Your Financial Plan Doesn’t Have to be Accurate to be Useful

With the passage of the 2015 Budget, congress eliminated many of the filing strategies that financial planners have been implementing for years.

The most popular strategy, “file and suspend”, applied to married couples and allowed the primary earner to file at 66 and then immediately suspend their benefits until 70.  Their spouse could then elect to receive their “spousal benefit” while, at the same time, deferring the benefit earned from their work history until age 70.

For couples with high incomes, this could result in an increase of over $100,000 in total Social Security benefits.

I plan to write a post about how one should think about this change, but right now I wanted to highlight some thoughts regarding the financial planning process that came to mind upon hearing this news.

Because it is seemingly impossible to make accurate estimates, many people write-off financial planning as a waste of time.  In many ways, they are right, the process is riddled with uncertainty!  However, we should not be so quick to discount the value of the whole process.

Your financial plan is an estimate

When we start a plan, we dive deeply into every area of your financial life.  We look at budgets, tax returns, model future bonuses, project future spending, etc.

We make a lot of assumptions.  Yet, it would be wrong to substitute specificity for accuracy.  Getting into the weeds is more effective at identifying areas of financial weakness than achieving scientific accuracy.   Of course, we should still try to be accurate, but it is equally important to acknowledge the uncertainty of the whole process.

As we see in the case of Social Security, one congressional vote can cause a need to rework the numbers.

Estimates still matter because they are relative

Over the years, many clients have taken advantage of this loophole.  How did we decide what to do?  Well, we made estimates and then compared them.

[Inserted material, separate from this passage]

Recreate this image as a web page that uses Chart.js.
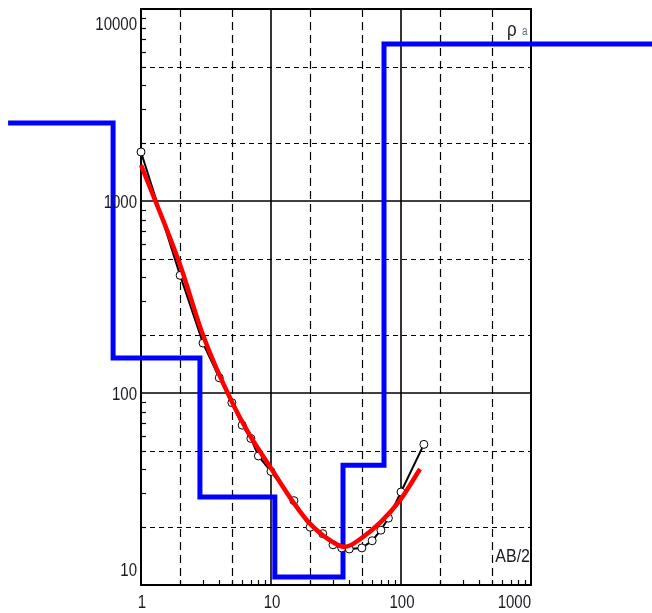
<!DOCTYPE html>
<html>
<head>
<meta charset="utf-8">
<script src="https://cdn.jsdelivr.net/npm/chart.js"></script>
<style>
  html, body { margin: 0; padding: 0; background: #fff; }
</style>
</head>
<body>
<canvas id="chart" width="652" height="613"></canvas>
<script>
// field sounding: AB/2 (m) against apparent resistivity
const abHalf = [1, 2, 3, 4, 5, 6, 7, 8, 10, 15, 20, 25, 30, 35, 40, 50, 60, 70, 80, 100, 150];
const rhoA = [1800, 410, 182, 120, 89, 68, 58, 47, 39, 27.5, 20, 18.5, 16.2, 15.6, 15.4, 15.6, 17, 19.3, 22.3, 30.5, 54];

// fitted model response (red)
const modelAB = [1, 2, 3, 5, 7, 10, 15, 20, 30, 37, 50, 70, 100, 140];
const modelRho = [1540, 464, 200, 90, 59, 40.6, 26.7, 20.8, 16.7, 15.8, 17.6, 21.3, 28.1, 40.2];

// layered model (blue): layer boundaries and layer resistivities
const layerBounds = [0.095, 0.61, 2.84, 10.7, 35.8, 74, 8540];
const layerRho = [2550, 152, 28.7, 11, 42, 6580];

// axis decorations
const xTickVals = [1, 10, 100, 1000];
const xTickText = ['1', '10', '100', '1000'];
const yTickVals = [10, 100, 1000, 10000];
const yTickText = ['10', '100', '1000', '10000'];
const xGridDashed = [2, 5, 20, 50, 200, 500];
const xGridSolid = [10, 100];
const yGridDashed = [20, 50, 200, 500, 2000, 5000];
const yGridSolid = [100, 1000];

const layerPts = [];
layerRho.forEach((r, i) => {
    layerPts.push({x: layerBounds[i], y: r});
    layerPts.push({x: layerBounds[i + 1], y: r});
});

function minorTicks(from, to) {
    const out = [];
    for (let d = from; d < to; d *= 10) {
        for (let k = 2; k <= 9; k++) out.push(k * d);
    }
    return out;
}

function stretchedText(ctx, text, x, y, sy) {
    ctx.save();
    ctx.translate(x, y);
    ctx.scale(1, sy);
    ctx.fillText(text, 0, 0);
    ctx.restore();
}

const framePlugin = {
    id: 'frame',
    beforeDatasetsDraw(chart) {
        const {ctx, chartArea: a, scales: {x, y}} = chart;
        const line = (x1, y1, x2, y2) => {
            ctx.beginPath();
            ctx.moveTo(x1, y1);
            ctx.lineTo(x2, y2);
            ctx.stroke();
        };
        ctx.save();
        ctx.strokeStyle = '#000';
        ctx.lineWidth = 1.2;
        ctx.setLineDash([8, 5]);
        xGridDashed.forEach(v => {
            const px = Math.round(x.getPixelForValue(v)) + 0.5;
            line(px, a.top, px, a.bottom);
        });
        ctx.setLineDash([5, 4]);
        yGridDashed.forEach(v => {
            const py = Math.round(y.getPixelForValue(v)) + 0.5;
            line(a.left, py, a.right, py);
        });
        ctx.setLineDash([]);
        ctx.lineWidth = 1.6;
        xGridSolid.forEach(v => {
            const px = x.getPixelForValue(v);
            line(px, a.top, px, a.bottom);
        });
        yGridSolid.forEach(v => {
            const py = y.getPixelForValue(v);
            line(a.left, py, a.right, py);
        });
        ctx.lineWidth = 1.2;
        minorTicks(1, 1000).forEach(v => {
            const px = Math.round(x.getPixelForValue(v)) + 0.5;
            line(px, a.bottom, px, a.bottom - 5);
        });
        minorTicks(10, 10000).forEach(v => {
            const py = Math.round(y.getPixelForValue(v)) + 0.5;
            line(a.left, py, a.left + 5, py);
        });
        ctx.lineWidth = 2;
        ctx.strokeRect(a.left, a.top, a.right - a.left, a.bottom - a.top);
        ctx.restore();
    },
    afterDraw(chart) {
        const {ctx, chartArea: a, scales: {x, y}} = chart;
        ctx.save();
        ctx.fillStyle = '#1b1b22';
        ctx.font = '15px "Liberation Sans"';
        ctx.textBaseline = 'middle';
        ctx.textAlign = 'right';
        yTickVals.forEach((v, i) => {
            let py = y.getPixelForValue(v) + 2;
            py = Math.min(Math.max(py, a.top + 16), a.bottom - 14);
            stretchedText(ctx, yTickText[i], a.left - 4, py, 1.25);
        });
        xTickVals.forEach((v, i) => {
            const px = x.getPixelForValue(v);
            if (i === xTickVals.length - 1) {
                ctx.textAlign = 'right';
                stretchedText(ctx, xTickText[i], a.right, a.bottom + 18, 1.25);
            } else {
                ctx.textAlign = 'center';
                stretchedText(ctx, xTickText[i], px + 1, a.bottom + 18, 1.25);
            }
        });
        // axis names inside the frame
        ctx.textBaseline = 'alphabetic';
        ctx.textAlign = 'right';
        ctx.font = '16px "Liberation Sans"';
        stretchedText(ctx, 'AB/2', a.right - 1, a.bottom - 23, 1.2);
        ctx.textAlign = 'left';
        ctx.font = '17px "Liberation Sans"';
        stretchedText(ctx, 'ρ', a.right - 24, a.top + 27, 1.2);
        ctx.fillStyle = '#5a6b80';
        ctx.font = '10px "Liberation Sans"';
        stretchedText(ctx, 'a', a.right - 9, a.top + 26, 1.2);
        ctx.restore();
    }
};

new Chart(document.getElementById('chart'), {
    type: 'line',
    data: {
        datasets: [{
            data: modelAB.map((v, i) => ({x: v, y: modelRho[i]})),
            borderColor: '#ff0000',
            borderWidth: 4.5,
            pointRadius: 0,
            cubicInterpolationMode: 'monotone',
            fill: false
        }, {
            data: abHalf.map((v, i) => ({x: v, y: rhoA[i]})),
            borderColor: '#000',
            borderWidth: 2,
            pointRadius: 4,
            pointBackgroundColor: '#fff',
            pointBorderColor: '#000',
            pointBorderWidth: 1,
            fill: false
        }, {
            data: layerPts,
            borderColor: '#0000ff',
            borderWidth: 5,
            pointRadius: 0,
            borderJoinStyle: 'miter',
            fill: false,
            clip: false
        }]
    },
    options: {
        responsive: false,
        animation: false,
        layout: { padding: { left: 141, right: 121, top: 9, bottom: 28 } },
        plugins: { legend: { display: false }, tooltip: { enabled: false } },
        scales: {
            x: {
                type: 'logarithmic',
                display: false,
                bounds: 'data',
                afterDataLimits: (s) => { s.min = 1; s.max = 1000; }
            },
            y: {
                type: 'logarithmic',
                display: false,
                min: 10,
                max: 10000
            }
        }
    },
    plugins: [framePlugin]
});
</script>
</body>
</html>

In economics, there is a Latin term that comes up a lot, “ceteris paribus“, meaning “holding all else equal”.  Assessing the impact of one change, while simple, can be exceedingly meaningful.

In fact, this is how financial planning can actually be used to drive decision making.  As long as the relative benefit of a decision can be estimated, then we can decide what to do without having to rely on the accuracy of the whole model (within reason).

Financial planning is not just about how much money you will have in retirement.  You can use it today, no matter what stage of life.

Let’s review a simple example, should you save $20,000 more this year?

Without doing any analysis, we know that you will have a better chance of reaching future financial goals.  If we do a little number crunching, we could also get an estimate of how big a difference this could make. We could even compare it to other possible choices like: (1) only saving $10,000 or (2) saving $30,000 in 10 years.

Similarly, does the recent change in Social Security cause our entire financial plan to be worthless?  Absolutely not, in fact, it serves as a great time to review the plan, make a few changes and see what’s different.

Use your financial plan as a guide

If your financial reality has changed or your approaching a financial decision then you should be looking at and updating your financial plan.  The days when a financial plan was a 100 page document that only explained when you could retire are over.  Financial planning can be applied to any decision.

Money is an emotional topic, having some data as a frame of reference can be an invaluable tool.  Don’t be scared off by imperfect information.